The smell of fish frying came wafting from the kitchen. Matt hadn’t realized how hungry he was.

“I’m going to have to hang up now, Mira,” he said. “It was good talking to you.”

“Wait a minute,” she said. “We’ll be back in San Francisco tomorrow. When will you get home? How will you get back?”

“I don’t know,” he said. “I’ll be in touch.” He hung up and hurried into the kitchen in time to see Carrie flip several fish filets in her frying pan at once.

“Bravo,” he said, raising his hands in the air and clapping. “That deserves a standing ovation. Tell me what I can do.”

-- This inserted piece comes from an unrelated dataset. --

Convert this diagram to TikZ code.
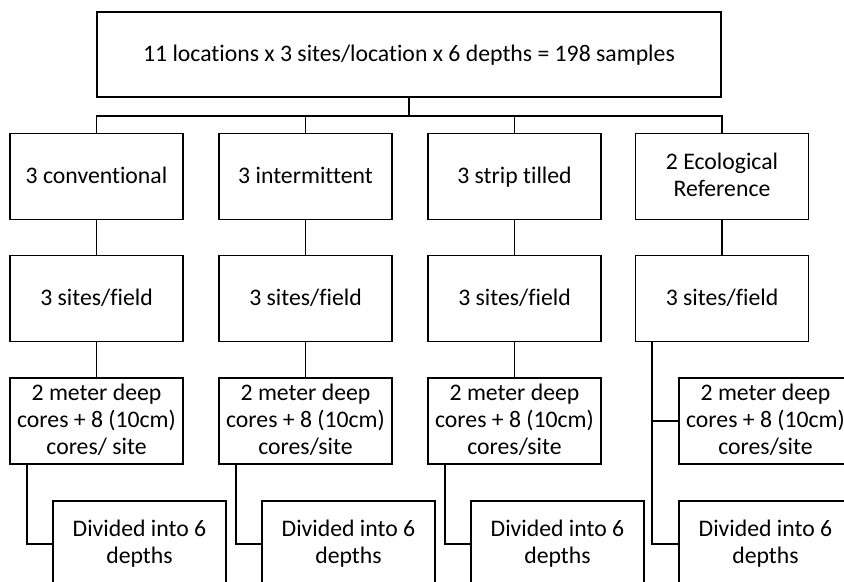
\documentclass[tikz,border=0pt]{standalone}
\usepackage{fontspec}
\setmainfont{Carlito}[Ligatures=NoCommon]
\newcommand{\boxstrut}{\rule[-2.5pt]{0pt}{15.5pt}}
\begin{document}
\begin{tikzpicture}[x=0.75pt, y=-0.75pt, line width=1.2pt,
  main/.style = {draw, rectangle, align=center, inner sep=1pt,
    minimum width=129.75pt, minimum height=64.5pt,
    font=\fontsize{17.8}{20}\selectfont,
    execute at begin node=\boxstrut, execute at end node=\boxstrut}]
\useasboundingbox (0,0) rectangle (844,582);
\clip (0,0) rectangle (844,582);

\node[main, minimum width=468pt, minimum height=63.75pt] (top) at (409,54.5)
  {11 locations x 3 sites/location x 6 depths = 198 samples};

% treatments
\node[main] (a1) at (96.5,176.5) {3 conventional};
\node[main] (a2) at (305.5,176.5) {3 intermittent};
\node[main] (a3) at (514.5,176.5) {3 strip tilled};
\node[main] (a4) at (722,176.5) {2 Ecological\\Reference};

% sites
\node[main] (b1) at (96.5,298.5) {3 sites/field};
\node[main] (b2) at (305.5,298.5) {3 sites/field};
\node[main] (b3) at (514.5,298.5) {3 sites/field};
\node[main] (b4) at (722,298.5) {3 sites/field};

% cores
\node[main] (c1) at (96.5,421) {2 meter deep\\cores + 8 (10cm)\\cores/ site};
\node[main] (c2) at (305.5,421) {2 meter deep\\cores + 8 (10cm)\\cores/site};
\node[main] (c3) at (514.5,421) {2 meter deep\\cores + 8 (10cm)\\cores/site};
\node[main] (c4) at (765.5,421) {2 meter deep\\cores + 8 (10cm)\\cores/site};

% depths
\node[main] (d1) at (139.5,544) {Divided into 6\\depths};
\node[main] (d2) at (348.5,544) {Divided into 6\\depths};
\node[main] (d3) at (557.5,544) {Divided into 6\\depths};
\node[main] (d4) at (765.5,544) {Divided into 6\\depths};

\coordinate (bar) at (409,116);
\draw (top.south) -- (bar);
\foreach \n in {a1,a2,a3,a4}
  \draw (bar) -| (\n.north);

\draw (a1) -- (b1);
\draw (a2) -- (b2);
\draw (a3) -- (b3);
\draw (a4) -- (b4);

\draw (b1) -- (c1);
\draw (b2) -- (c2);
\draw (b3) -- (c3);

\draw ([xshift=13.5pt]c1.south west) |- (d1.west);
\draw ([xshift=13.5pt]c2.south west) |- (d2.west);
\draw ([xshift=13.5pt]c3.south west) |- (d3.west);
\draw ([xshift=12.75pt]b4.south west) |- (c4.west);
\draw ([xshift=12.75pt]b4.south west) |- (d4.west);
\end{tikzpicture}
\end{document}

“Set the table, if you would,” she said.

The kitchen was so small he brushed against her shoulder or her arm or her back every time he passed with the silverware or reached for the glasses or the napkins. The air was filled with steam from the pot of boiling green beans, and the tension was mounting. This amount of physical contact just wasn’t enough. Not for him. After dinner, he told himself. Be patient. Watch for a sign. If she feels the way you do, she’ll send a signal.

The fish was delicious. The whole dinner was wonderful. Then again, sitting across the table from Carrie eating bread and water would be wonderful, too. His knees bumped hers, once, twice and finally they came to rest against each other. She looked up at him, questions in her eyes, then looked away before he could answer them.

“This is the best fish I’ve ever had,” he said.

“Because it’s fresh,” she said.

“Because you cooked it,” he said.

She smiled and he saw the dimple flash once again. He stared, hoping to see it again. But she was in a serious mood.